Sit down, sit down. I’ve ordered some real coffee. Can’t stand instant, has to be the real thing or nothing at all. But you’d know all about good coffee, coming from Spain. How are you finding the weather here?’


It’s a bit damper than Barcelona, but I grew up here, so I know what to expect. Dublin has changed a lot though…’


That’s for sure, sooo much building!’ Jocelyn rolled her eyes. ‘But I’m sure you know all about the boom and bust. Thankfully, we’re an international company with interests all over the world, and China’s doing very well at the moment.’

Alex nodded. ‘That’s good to hear. How can Impromptu help? I’m not sure how much Senor Marquez’s PA told you, but we offer a wide range of services to bring a cohesive look to every area of a company.’ The pitch line rolled off her tongue seamlessly. If Jocelyn realised Alex had said it several hundred times, she didn’t show any sign; instead she beamed at Alex across the desk.


She told me you were wonderful, that’s all I needed to know. And we need a complete makeover. This building is our new corporate headquarters, and just look at it! I think we really need to have a look at how colour influences mood. Don’t want any yellow here – do you know they recommend you don’t put yellow in a baby’s room? It makes them restless. And no red; too likely to cause an argument. Except in here of course!’ Jocelyn paused to laugh at herself, as Alex stifled a grin, ‘but no one argues with me!’

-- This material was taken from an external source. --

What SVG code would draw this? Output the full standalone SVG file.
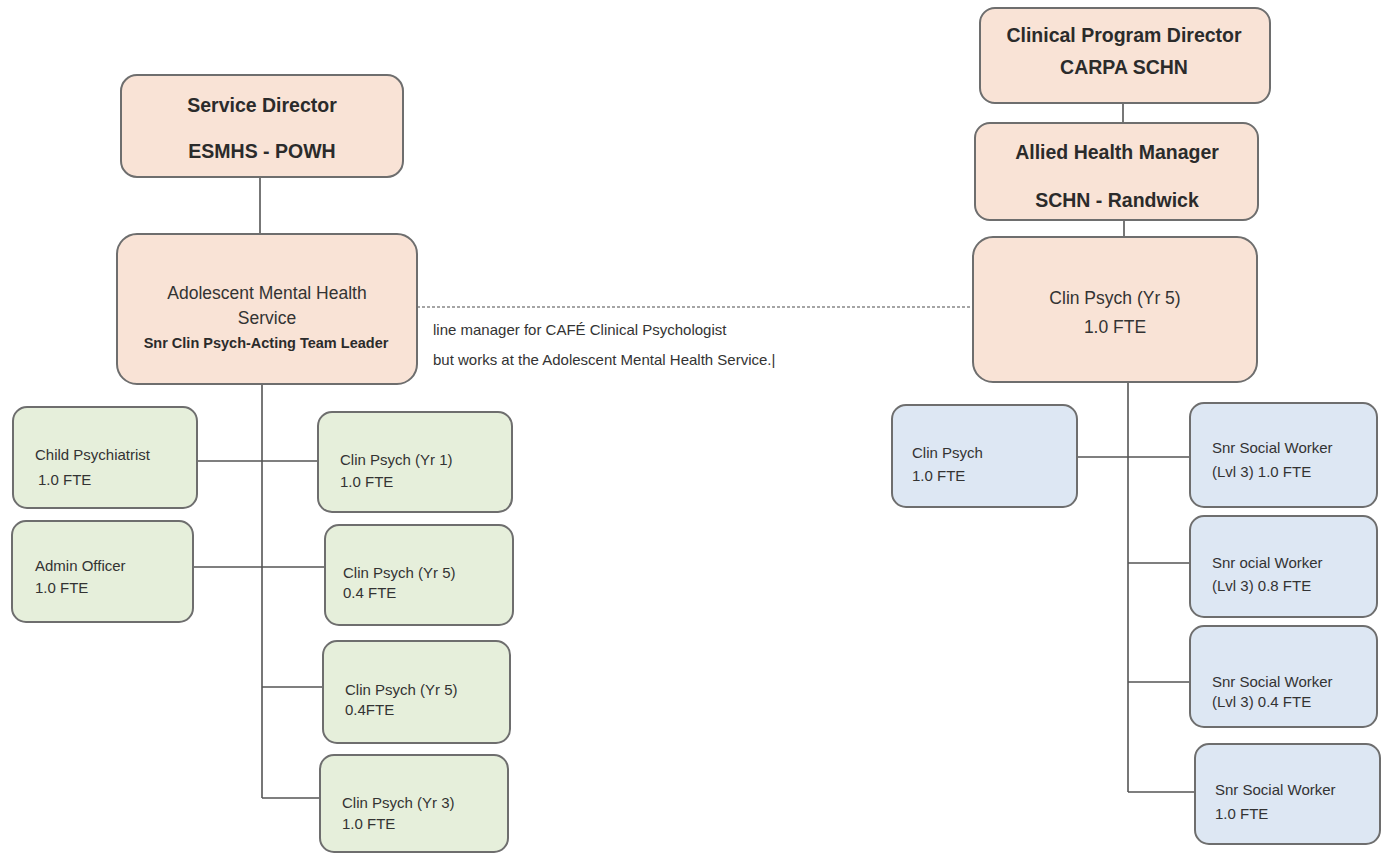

Right on cue a buzzer sounded from somewhere under the mass of trailing fronds on her desk, followed by a distant, disembodied voice.


Joss, where are you? What have I got at ten?’ Deep, masculine, and distinctly tetchy, the perfect vowels unmistakably the product of a private education, Alex assumed that this was Jocelyn’s boss and was surprised at the brusqueness of the tone. He might be having a bad day, but he obviously had an original take on good manners. Alex’s private thoughts, masked by a polite smile, were reinforced as the voice continued, ‘What have you done with my diary? I thought I was seeing Jackson about the New York deal but he’s on the golf course, he just phoned.’

Reaching under a fern, Jocelyn depressed a button on what must have been a speakerphone, her face screwed up in irritation. To Alex’s complete amazement she replied as if she was speaking to a rather dim child.


No, Jackson’s tomorrow. Your diary is on your desk. Right in the middle, red leather, gold edges, open at today’s date. You’re here all morning. The Minister’s coming in at ten to persuade you to invest in that shopping centre scheme.’